• [RAW RECORDS]
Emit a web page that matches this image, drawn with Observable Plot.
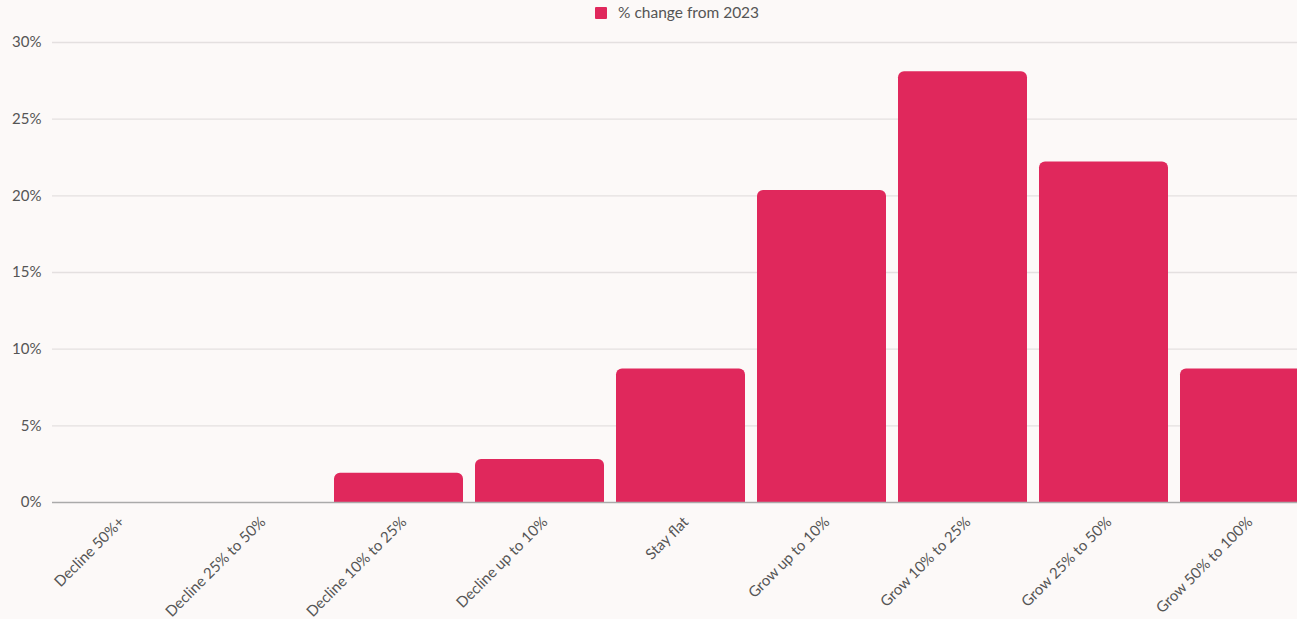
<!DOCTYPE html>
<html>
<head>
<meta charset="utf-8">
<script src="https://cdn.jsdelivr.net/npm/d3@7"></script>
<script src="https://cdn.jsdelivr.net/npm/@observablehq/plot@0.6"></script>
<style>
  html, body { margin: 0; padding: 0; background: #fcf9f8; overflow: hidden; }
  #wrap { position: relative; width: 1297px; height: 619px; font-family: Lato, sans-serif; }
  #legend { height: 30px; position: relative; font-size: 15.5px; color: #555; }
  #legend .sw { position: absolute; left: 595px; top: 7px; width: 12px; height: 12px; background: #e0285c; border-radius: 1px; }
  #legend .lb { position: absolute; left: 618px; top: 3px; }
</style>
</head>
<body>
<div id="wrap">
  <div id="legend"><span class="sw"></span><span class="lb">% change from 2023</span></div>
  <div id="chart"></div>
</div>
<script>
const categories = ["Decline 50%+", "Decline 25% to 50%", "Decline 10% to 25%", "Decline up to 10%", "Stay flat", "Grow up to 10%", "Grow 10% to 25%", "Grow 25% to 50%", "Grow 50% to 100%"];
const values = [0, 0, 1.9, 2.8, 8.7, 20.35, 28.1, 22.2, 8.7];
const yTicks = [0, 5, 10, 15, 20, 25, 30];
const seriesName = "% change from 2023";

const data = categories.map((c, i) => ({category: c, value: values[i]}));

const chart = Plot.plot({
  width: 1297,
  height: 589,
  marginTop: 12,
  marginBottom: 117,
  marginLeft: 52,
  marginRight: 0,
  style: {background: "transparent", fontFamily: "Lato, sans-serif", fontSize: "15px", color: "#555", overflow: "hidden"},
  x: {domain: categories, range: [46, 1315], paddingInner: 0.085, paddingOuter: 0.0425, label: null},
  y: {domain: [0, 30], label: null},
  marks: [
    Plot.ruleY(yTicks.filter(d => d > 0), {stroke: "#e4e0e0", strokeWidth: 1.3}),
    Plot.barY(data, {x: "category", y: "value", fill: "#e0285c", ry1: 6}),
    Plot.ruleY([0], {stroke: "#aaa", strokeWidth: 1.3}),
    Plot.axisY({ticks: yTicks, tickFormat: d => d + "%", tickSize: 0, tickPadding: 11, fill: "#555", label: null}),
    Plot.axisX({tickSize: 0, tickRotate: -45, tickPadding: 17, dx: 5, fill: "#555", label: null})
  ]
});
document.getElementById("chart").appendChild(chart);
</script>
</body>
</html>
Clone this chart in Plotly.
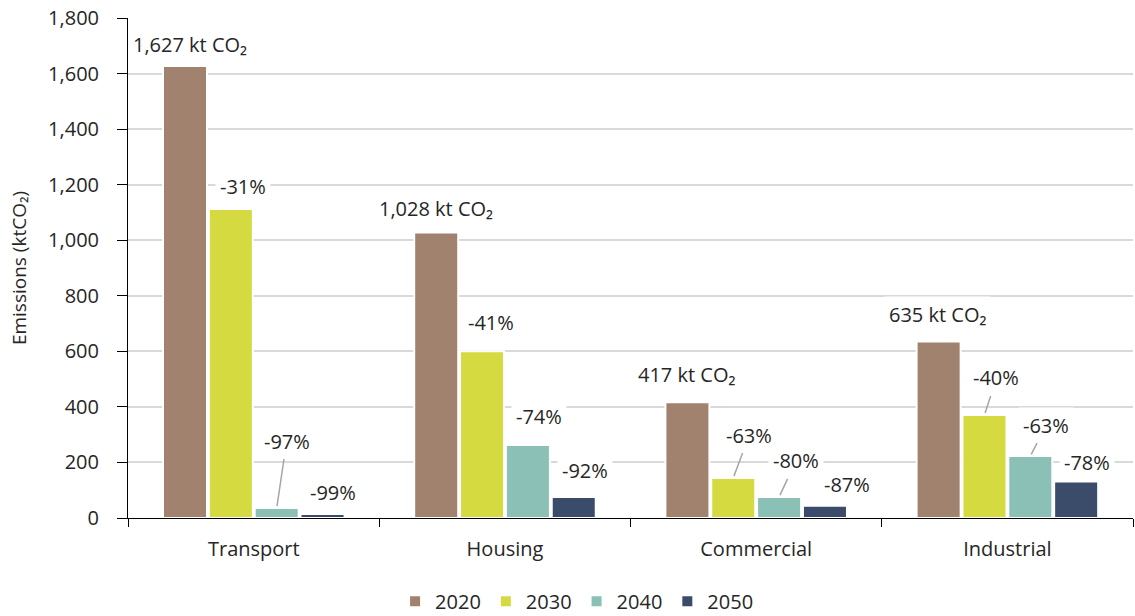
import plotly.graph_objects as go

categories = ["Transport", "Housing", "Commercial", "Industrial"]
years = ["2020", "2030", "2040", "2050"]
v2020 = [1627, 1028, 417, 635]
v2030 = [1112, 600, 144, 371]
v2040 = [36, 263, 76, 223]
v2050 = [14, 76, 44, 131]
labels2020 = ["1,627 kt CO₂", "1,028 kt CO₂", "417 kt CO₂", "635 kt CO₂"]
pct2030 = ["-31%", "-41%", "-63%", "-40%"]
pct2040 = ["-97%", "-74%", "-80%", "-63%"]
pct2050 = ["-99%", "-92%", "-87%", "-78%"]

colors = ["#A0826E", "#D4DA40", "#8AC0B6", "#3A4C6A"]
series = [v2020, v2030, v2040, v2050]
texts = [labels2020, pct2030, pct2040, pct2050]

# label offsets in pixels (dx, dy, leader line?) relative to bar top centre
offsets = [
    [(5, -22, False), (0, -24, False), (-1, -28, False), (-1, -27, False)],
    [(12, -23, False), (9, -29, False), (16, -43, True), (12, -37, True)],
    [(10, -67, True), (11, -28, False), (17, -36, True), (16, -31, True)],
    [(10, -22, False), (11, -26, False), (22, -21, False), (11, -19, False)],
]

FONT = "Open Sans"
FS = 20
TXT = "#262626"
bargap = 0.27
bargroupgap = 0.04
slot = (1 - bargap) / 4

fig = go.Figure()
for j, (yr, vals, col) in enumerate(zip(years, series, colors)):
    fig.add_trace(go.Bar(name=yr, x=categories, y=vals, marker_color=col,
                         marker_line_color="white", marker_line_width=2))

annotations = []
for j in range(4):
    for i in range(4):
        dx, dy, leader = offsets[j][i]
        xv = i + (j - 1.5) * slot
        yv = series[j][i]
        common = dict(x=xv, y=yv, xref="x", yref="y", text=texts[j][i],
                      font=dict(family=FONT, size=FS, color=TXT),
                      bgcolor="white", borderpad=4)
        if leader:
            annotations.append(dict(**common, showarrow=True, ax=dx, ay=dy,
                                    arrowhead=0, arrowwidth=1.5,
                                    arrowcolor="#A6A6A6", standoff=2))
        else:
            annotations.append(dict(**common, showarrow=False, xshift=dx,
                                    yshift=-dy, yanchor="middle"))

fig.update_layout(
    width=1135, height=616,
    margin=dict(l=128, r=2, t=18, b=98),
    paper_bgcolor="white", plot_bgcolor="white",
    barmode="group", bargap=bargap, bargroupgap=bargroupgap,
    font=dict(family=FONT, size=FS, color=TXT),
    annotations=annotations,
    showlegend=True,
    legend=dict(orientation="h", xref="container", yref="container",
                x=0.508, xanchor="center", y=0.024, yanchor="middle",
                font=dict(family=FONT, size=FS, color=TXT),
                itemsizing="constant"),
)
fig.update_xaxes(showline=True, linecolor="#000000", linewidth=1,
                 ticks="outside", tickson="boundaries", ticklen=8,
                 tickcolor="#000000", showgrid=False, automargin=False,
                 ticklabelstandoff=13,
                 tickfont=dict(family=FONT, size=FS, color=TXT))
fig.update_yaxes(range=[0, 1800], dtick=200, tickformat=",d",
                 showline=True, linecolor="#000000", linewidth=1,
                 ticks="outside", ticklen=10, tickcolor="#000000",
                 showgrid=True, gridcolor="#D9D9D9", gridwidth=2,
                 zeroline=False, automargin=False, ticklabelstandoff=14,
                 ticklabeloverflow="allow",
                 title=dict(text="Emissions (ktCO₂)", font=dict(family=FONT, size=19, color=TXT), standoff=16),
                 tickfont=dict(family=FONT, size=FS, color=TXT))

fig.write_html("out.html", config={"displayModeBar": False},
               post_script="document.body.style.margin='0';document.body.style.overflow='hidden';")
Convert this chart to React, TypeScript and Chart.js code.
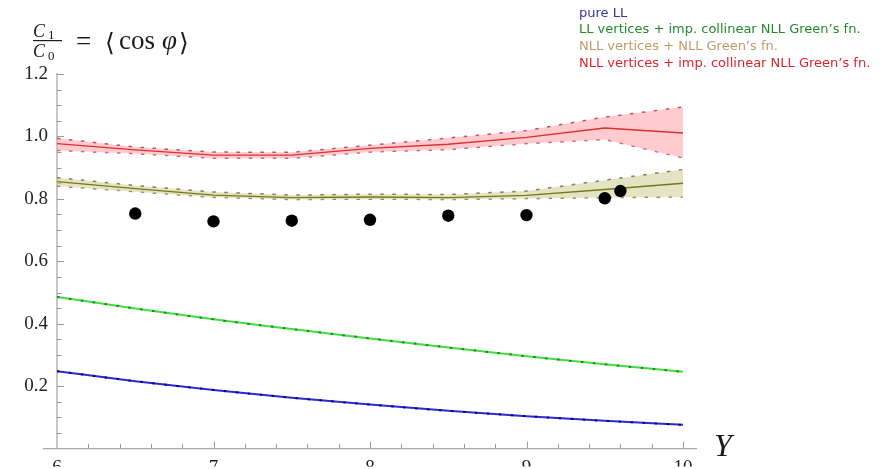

• [PROBLEM REQUIREMENTS] What comes back should match the records exactly, minus any pictures.

• [FINISHED TASK]
Emit a web page that matches this image, drawn with Observable Plot.
<!DOCTYPE html>
<html>
<head>
<meta charset="utf-8">
<script src="https://cdn.jsdelivr.net/npm/d3@7"></script>
<script src="https://cdn.jsdelivr.net/npm/@observablehq/plot@0.6"></script>
<style>
  html, body { margin: 0; padding: 0; background: #fcf9f8; overflow: hidden; }
  #wrap { position: relative; width: 1297px; height: 619px; font-family: Lato, sans-serif; }
  #legend { height: 30px; position: relative; font-size: 15.5px; color: #555; }
  #legend .sw { position: absolute; left: 595px; top: 7px; width: 12px; height: 12px; background: #e0285c; border-radius: 1px; }
  #legend .lb { position: absolute; left: 618px; top: 3px; }
</style>
</head>
<body>
<div id="wrap">
  <div id="legend"><span class="sw"></span><span class="lb">% change from 2023</span></div>
  <div id="chart"></div>
</div>
<script>
const categories = ["Decline 50%+", "Decline 25% to 50%", "Decline 10% to 25%", "Decline up to 10%", "Stay flat", "Grow up to 10%", "Grow 10% to 25%", "Grow 25% to 50%", "Grow 50% to 100%"];
const values = [0, 0, 1.9, 2.8, 8.7, 20.35, 28.1, 22.2, 8.7];
const yTicks = [0, 5, 10, 15, 20, 25, 30];
const seriesName = "% change from 2023";

const data = categories.map((c, i) => ({category: c, value: values[i]}));

const chart = Plot.plot({
  width: 1297,
  height: 589,
  marginTop: 12,
  marginBottom: 117,
  marginLeft: 52,
  marginRight: 0,
  style: {background: "transparent", fontFamily: "Lato, sans-serif", fontSize: "15px", color: "#555", overflow: "hidden"},
  x: {domain: categories, range: [46, 1315], paddingInner: 0.085, paddingOuter: 0.0425, label: null},
  y: {domain: [0, 30], label: null},
  marks: [
    Plot.ruleY(yTicks.filter(d => d > 0), {stroke: "#e4e0e0", strokeWidth: 1.3}),
    Plot.barY(data, {x: "category", y: "value", fill: "#e0285c", ry1: 6}),
    Plot.ruleY([0], {stroke: "#aaa", strokeWidth: 1.3}),
    Plot.axisY({ticks: yTicks, tickFormat: d => d + "%", tickSize: 0, tickPadding: 11, fill: "#555", label: null}),
    Plot.axisX({tickSize: 0, tickRotate: -45, tickPadding: 17, dx: 5, fill: "#555", label: null})
  ]
});
document.getElementById("chart").appendChild(chart);
</script>
</body>
</html>
Clone this chart in Plotly.
import plotly.graph_objects as go

categories = ["Transport", "Housing", "Commercial", "Industrial"]
years = ["2020", "2030", "2040", "2050"]
v2020 = [1627, 1028, 417, 635]
v2030 = [1112, 600, 144, 371]
v2040 = [36, 263, 76, 223]
v2050 = [14, 76, 44, 131]
labels2020 = ["1,627 kt CO₂", "1,028 kt CO₂", "417 kt CO₂", "635 kt CO₂"]
pct2030 = ["-31%", "-41%", "-63%", "-40%"]
pct2040 = ["-97%", "-74%", "-80%", "-63%"]
pct2050 = ["-99%", "-92%", "-87%", "-78%"]

colors = ["#A0826E", "#D4DA40", "#8AC0B6", "#3A4C6A"]
series = [v2020, v2030, v2040, v2050]
texts = [labels2020, pct2030, pct2040, pct2050]

# label offsets in pixels (dx, dy, leader line?) relative to bar top centre
offsets = [
    [(5, -22, False), (0, -24, False), (-1, -28, False), (-1, -27, False)],
    [(12, -23, False), (9, -29, False), (16, -43, True), (12, -37, True)],
    [(10, -67, True), (11, -28, False), (17, -36, True), (16, -31, True)],
    [(10, -22, False), (11, -26, False), (22, -21, False), (11, -19, False)],
]

FONT = "Open Sans"
FS = 20
TXT = "#262626"
bargap = 0.27
bargroupgap = 0.04
slot = (1 - bargap) / 4

fig = go.Figure()
for j, (yr, vals, col) in enumerate(zip(years, series, colors)):
    fig.add_trace(go.Bar(name=yr, x=categories, y=vals, marker_color=col,
                         marker_line_color="white", marker_line_width=2))

annotations = []
for j in range(4):
    for i in range(4):
        dx, dy, leader = offsets[j][i]
        xv = i + (j - 1.5) * slot
        yv = series[j][i]
        common = dict(x=xv, y=yv, xref="x", yref="y", text=texts[j][i],
                      font=dict(family=FONT, size=FS, color=TXT),
                      bgcolor="white", borderpad=4)
        if leader:
            annotations.append(dict(**common, showarrow=True, ax=dx, ay=dy,
                                    arrowhead=0, arrowwidth=1.5,
                                    arrowcolor="#A6A6A6", standoff=2))
        else:
            annotations.append(dict(**common, showarrow=False, xshift=dx,
                                    yshift=-dy, yanchor="middle"))

fig.update_layout(
    width=1135, height=616,
    margin=dict(l=128, r=2, t=18, b=98),
    paper_bgcolor="white", plot_bgcolor="white",
    barmode="group", bargap=bargap, bargroupgap=bargroupgap,
    font=dict(family=FONT, size=FS, color=TXT),
    annotations=annotations,
    showlegend=True,
    legend=dict(orientation="h", xref="container", yref="container",
                x=0.508, xanchor="center", y=0.024, yanchor="middle",
                font=dict(family=FONT, size=FS, color=TXT),
                itemsizing="constant"),
)
fig.update_xaxes(showline=True, linecolor="#000000", linewidth=1,
                 ticks="outside", tickson="boundaries", ticklen=8,
                 tickcolor="#000000", showgrid=False, automargin=False,
                 ticklabelstandoff=13,
                 tickfont=dict(family=FONT, size=FS, color=TXT))
fig.update_yaxes(range=[0, 1800], dtick=200, tickformat=",d",
                 showline=True, linecolor="#000000", linewidth=1,
                 ticks="outside", ticklen=10, tickcolor="#000000",
                 showgrid=True, gridcolor="#D9D9D9", gridwidth=2,
                 zeroline=False, automargin=False, ticklabelstandoff=14,
                 ticklabeloverflow="allow",
                 title=dict(text="Emissions (ktCO₂)", font=dict(family=FONT, size=19, color=TXT), standoff=16),
                 tickfont=dict(family=FONT, size=FS, color=TXT))

fig.write_html("out.html", config={"displayModeBar": False},
               post_script="document.body.style.margin='0';document.body.style.overflow='hidden';")
Convert this chart to React, TypeScript and Chart.js code.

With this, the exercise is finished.